In A Better Life, the protagonist is an undocumented Mexican gardener in Los Angeles, Carlos Galindo (played with magnificent dignified understatement by Demián Bichir), whose truck is stolen. Unable to report the theft to the police (they might discover his immigration status and deport him), Galindo sets off through the mean streets of East L.A. to find the key to his livelihood.
“[Undocumented workers] are in the United States to make their lives better and happier,” says Bichir, a major star in his native Mexico, who has also appeared in the movie Che and the TV series Weeds. “These people are proud of the country they are living in.”
But this hardworking gardener has problems that go beyond the vehicular. He’s a single parent (his wife has walked out on him) with a teenage son, Luis (newcomer José Julián), who is attracted to the gangbanger world and has little respect for the down and dirty work papi is doing to make a better life for his child.
Generational conflicts are nothing new.
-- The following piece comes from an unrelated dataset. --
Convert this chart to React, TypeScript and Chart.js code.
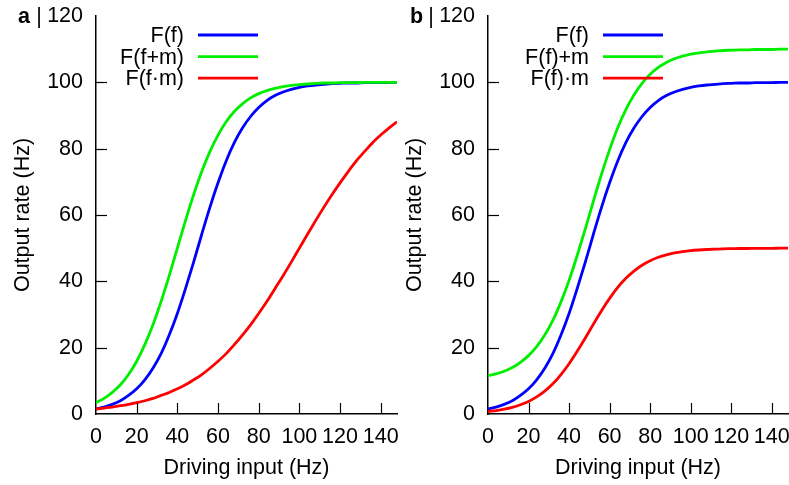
import React, { useEffect, useRef } from "react";
import { Chart, registerables } from "chart.js";

Chart.register(...registerables);

// ---------- data ----------
const drivingInput = [
  0, 4, 8, 12, 16, 20, 24, 28, 32, 36, 40, 44, 48, 52, 56, 60, 64, 68, 72, 76,
  80, 84, 88, 92, 96, 100, 104, 108, 112, 116, 120, 124, 128, 132, 136, 140, 144, 148,
];

// panel a
const aF = [
  1.5, 2.1, 2.9, 4.0, 5.6, 7.6, 10.3, 13.8, 18.2, 23.8, 30.3, 37.8, 45.8, 54.2, 62.3, 69.7, 76.3, 81.8, 86.2, 89.7,
  92.4, 94.5, 96.0, 97.1, 97.9, 98.5, 98.9, 99.2, 99.4, 99.6, 99.7, 99.8, 99.8, 99.9, 99.9, 99.9, 100, 100,
];
const aFplusM = [
  3.4, 4.7, 6.5, 8.8, 11.9, 15.9, 20.9, 26.9, 33.9, 41.7, 50.0, 58.3, 66.1, 73.1, 79.1, 84.1, 88.1, 91.2, 93.5, 95.3,
  96.6, 97.5, 98.2, 98.7, 99.1, 99.3, 99.5, 99.7, 99.8, 99.8, 99.9, 99.9, 99.9, 100, 100, 100, 100, 100,
];
const aFtimesM = [
  1.5, 1.8, 2.1, 2.5, 2.9, 3.4, 4.0, 4.7, 5.6, 6.5, 7.6, 8.8, 10.3, 11.9, 13.8, 15.9, 18.2, 20.9, 23.8, 26.9,
  30.3, 33.9, 37.8, 41.7, 45.8, 50.0, 54.2, 58.3, 62.3, 66.1, 69.7, 73.1, 76.3, 79.1, 81.8, 84.1, 86.2, 88.1,
];

// panel b
const bF = [
  1.5, 2.1, 2.9, 4.0, 5.6, 7.6, 10.3, 13.8, 18.2, 23.8, 30.3, 37.8, 45.8, 54.2, 62.3, 69.7, 76.3, 81.8, 86.2, 89.7,
  92.4, 94.5, 96.0, 97.1, 97.9, 98.5, 98.9, 99.2, 99.4, 99.6, 99.7, 99.8, 99.8, 99.9, 99.9, 99.9, 100, 100,
];
const bFplusM = [
  11.5, 12.1, 12.9, 14.0, 15.6, 17.6, 20.3, 23.8, 28.2, 33.8, 40.3, 47.8, 55.8, 64.2, 72.3, 79.7, 86.3, 91.8, 96.2, 99.7,
  102.4, 104.5, 106.0, 107.1, 107.9, 108.5, 108.9, 109.2, 109.4, 109.6, 109.7, 109.8, 109.8, 109.9, 109.9, 109.9, 110, 110,
];
const bFtimesM = [
  0.75, 1.05, 1.45, 2.0, 2.8, 3.8, 5.15, 6.9, 9.1, 11.9, 15.15, 18.9, 22.9, 27.1, 31.15, 34.85, 38.15, 40.9, 43.1, 44.85,
  46.2, 47.25, 48.0, 48.55, 48.95, 49.25, 49.45, 49.6, 49.7, 49.8, 49.85, 49.9, 49.9, 49.95, 49.95, 49.95, 50, 50,
];

const labelsA = ["F(f)", "F(f+m)", "F(f\u00B7m)"];
const labelsB = ["F(f)", "F(f)+m", "F(f)\u00B7m"];
const panelLetters = ["a", "b"];

const X_MIN = 0;
const X_MAX = 148;
const X_STEP = 20;
const Y_MIN = 0;
const Y_MAX = 120;
const Y_STEP = 20;
const X_TITLE = "Driving input (Hz)";
const Y_TITLE = "Output rate (Hz)";

// ---------- styles ----------
const FONT = "'Liberation Sans', Arial, Helvetica, sans-serif";
const FONT_SIZE = 21.5;
const COLORS = ["#0000ff", "#00ee00", "#ff0000"];
const LINE_W = 2.8;

const decorPlugin = {
  id: "decor",
  afterDatasetsDraw(chart: any, _args: any, opts: any) {
    const ctx = chart.ctx as CanvasRenderingContext2D;
    const xs = chart.scales.x;
    const ys = chart.scales.y;
    const area = chart.chartArea;
    ctx.save();
    // inward tick marks
    ctx.strokeStyle = "#000";
    ctx.lineWidth = 1.2;
    xs.ticks.forEach((t: any) => {
      if (t.value <= X_MIN || t.value >= X_MAX) return;
      const px = Math.round(xs.getPixelForValue(t.value)) + 0.5;
      ctx.beginPath();
      ctx.moveTo(px, area.bottom);
      ctx.lineTo(px, area.bottom - 11);
      ctx.stroke();
    });
    ys.ticks.forEach((t: any) => {
      if (t.value <= Y_MIN || t.value >= Y_MAX) return;
      const py = Math.round(ys.getPixelForValue(t.value)) + 0.5;
      ctx.beginPath();
      ctx.moveTo(area.left, py);
      ctx.lineTo(area.left + 11, py);
      ctx.stroke();
    });
    // key
    ctx.font = `${FONT_SIZE}px ${FONT}`;
    ctx.textAlign = "right";
    ctx.textBaseline = "middle";
    chart.data.datasets.forEach((ds: any, i: number) => {
      const ry = opts.keyTop + i * opts.keyStep;
      ctx.fillStyle = "#000";
      ctx.fillText(ds.label, opts.textRight, ry + 1);
      ctx.strokeStyle = ds.borderColor;
      ctx.lineWidth = LINE_W;
      ctx.beginPath();
      ctx.moveTo(opts.lineFrom, ry);
      ctx.lineTo(opts.lineTo, ry);
      ctx.stroke();
    });
    // panel letter
    const yTop = ys.getPixelForValue(Y_MAX);
    ctx.fillStyle = "#000";
    ctx.textAlign = "left";
    ctx.font = `bold ${FONT_SIZE}px ${FONT}`;
    ctx.fillText(opts.letter, 18, yTop + 1);
    ctx.font = `${FONT_SIZE}px ${FONT}`;
    ctx.textAlign = "center";
    ctx.fillText("|", 39, yTop + 1);
    ctx.restore();
  },
};

function makeConfig(series: number[][], labels: string[], letter: string, key: any, padRight: number): any {
  return {
    type: "line",
    data: {
      datasets: series.map((arr, i) => ({
        label: labels[i],
        data: drivingInput.map((x, j) => ({ x, y: arr[j] })),
        borderColor: COLORS[i],
        backgroundColor: COLORS[i],
        borderWidth: LINE_W,
        pointRadius: 0,
        fill: false,
        cubicInterpolationMode: "monotone",
        order: 2 - i,
      })),
    },
    options: {
      responsive: false,
      animation: false,
      devicePixelRatio: 1,
      layout: { padding: { left: 0, right: padRight, top: 16, bottom: 0 } },
      plugins: {
        legend: { display: false },
        tooltip: { enabled: false },
        decor: { letter, ...key },
      },
      scales: {
        x: {
          type: "linear",
          min: X_MIN,
          max: X_MAX,
          grid: { display: false, drawTicks: false },
          border: { display: true, color: "#000", width: 1.5 },
          ticks: {
            stepSize: X_STEP,
            includeBounds: false,
            autoSkip: false,
            maxRotation: 0,
            minRotation: 0,
            padding: 10,
            color: "#000",
            font: { family: FONT, size: FONT_SIZE },
          },
          title: {
            display: true,
            text: X_TITLE,
            color: "#000",
            font: { family: FONT, size: FONT_SIZE },
            padding: { top: 0, bottom: 4 },
          },
          afterFit: (s: any) => {
            s.height = 71;
            s.paddingLeft = 0;
            s.paddingRight = 0;
          },
        },
        y: {
          type: "linear",
          min: Y_MIN,
          max: Y_MAX,
          grid: { display: false, drawTicks: false },
          border: { display: true, color: "#000", width: 1.5 },
          ticks: {
            stepSize: Y_STEP,
            autoSkip: false,
            padding: 13,
            color: "#000",
            font: { family: FONT, size: FONT_SIZE },
          },
          title: {
            display: true,
            text: Y_TITLE,
            color: "#000",
            font: { family: FONT, size: FONT_SIZE },
            padding: { top: 10, bottom: 0 },
          },
          afterFit: (s: any) => {
            s.width = 96;
            s.paddingTop = 0;
            s.paddingBottom = 0;
          },
        },
      },
    },
    plugins: [decorPlugin],
  };
}

function Panel(props: { left: number; width: number; config: any }) {
  const ref = useRef<HTMLCanvasElement>(null);
  useEffect(() => {
    if (!ref.current) return;
    const chart = new Chart(ref.current, props.config);
    return () => chart.destroy();
  }, []);
  return (
    <canvas
      ref={ref}
      width={props.width}
      height={485}
      style={{ position: "absolute", left: props.left, top: 0, width: props.width, height: 485 }}
    />
  );
}

export default function App() {
  const cfgA = makeConfig([aF, aFplusM, aFtimesM], labelsA, panelLetters[0], {
    keyTop: 35, keyStep: 21.6, textRight: 184, lineFrom: 198, lineTo: 258,
  }, 3);
  const cfgB = makeConfig([bF, bFplusM, bFtimesM], labelsB, panelLetters[1], {
    keyTop: 35, keyStep: 21.6, textRight: 197, lineFrom: 211, lineTo: 271,
  }, 1);
  return (
    <div style={{ position: "fixed", left: 0, top: 0, width: 789, height: 485, background: "#fff", overflow: "hidden" }}>
      <Panel left={0} width={400} config={cfgA} />
      <Panel left={392} width={397} config={cfgB} />
    </div>
  );
}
Yet director Chris Weitz’s film refuses to wallow in sentimentality or cliché. Instead, he paints a sobering portrait of one divided family that makes for a short course on the immigration debate. Galindo has been in the United States for years, but because he snuck into the country, he is caught in a jurisdictional shadow world. He is honest, dedicated, industrious — and illegal. But Galindo’s son was born here, making him a U.S. citizen. So the boy, with no ties to his father’s homeland, cannot fathom his dad’s up-by-the-bootstraps immigrant mentality.
How all this works out onscreen is what makes the film something special. In a heartbreaking scene, he explains to Luis the fatherly love that, for years before he bought the vehicle, drove him to get up every morning and stand on street corners hoping for a low-wage work as a day laborer. If he’s sent back to “the other side,” what will happen to his child?
By the end of A Better Life, that question is resolved, but it’s not a resolution that guarantees closure. And that, after all, may be the film’s greatest success. By giving a human face to a contentious dialogue, it forces us to ask ourselves questions about compassion and empathy for society’s underdogs. Is Carlos Galindo unworthy of our respect? Or is he the kind of person whose hard work makes the United States stronger? It’s not hard to figure out what side of the issue this haunting and beautiful film comes down on.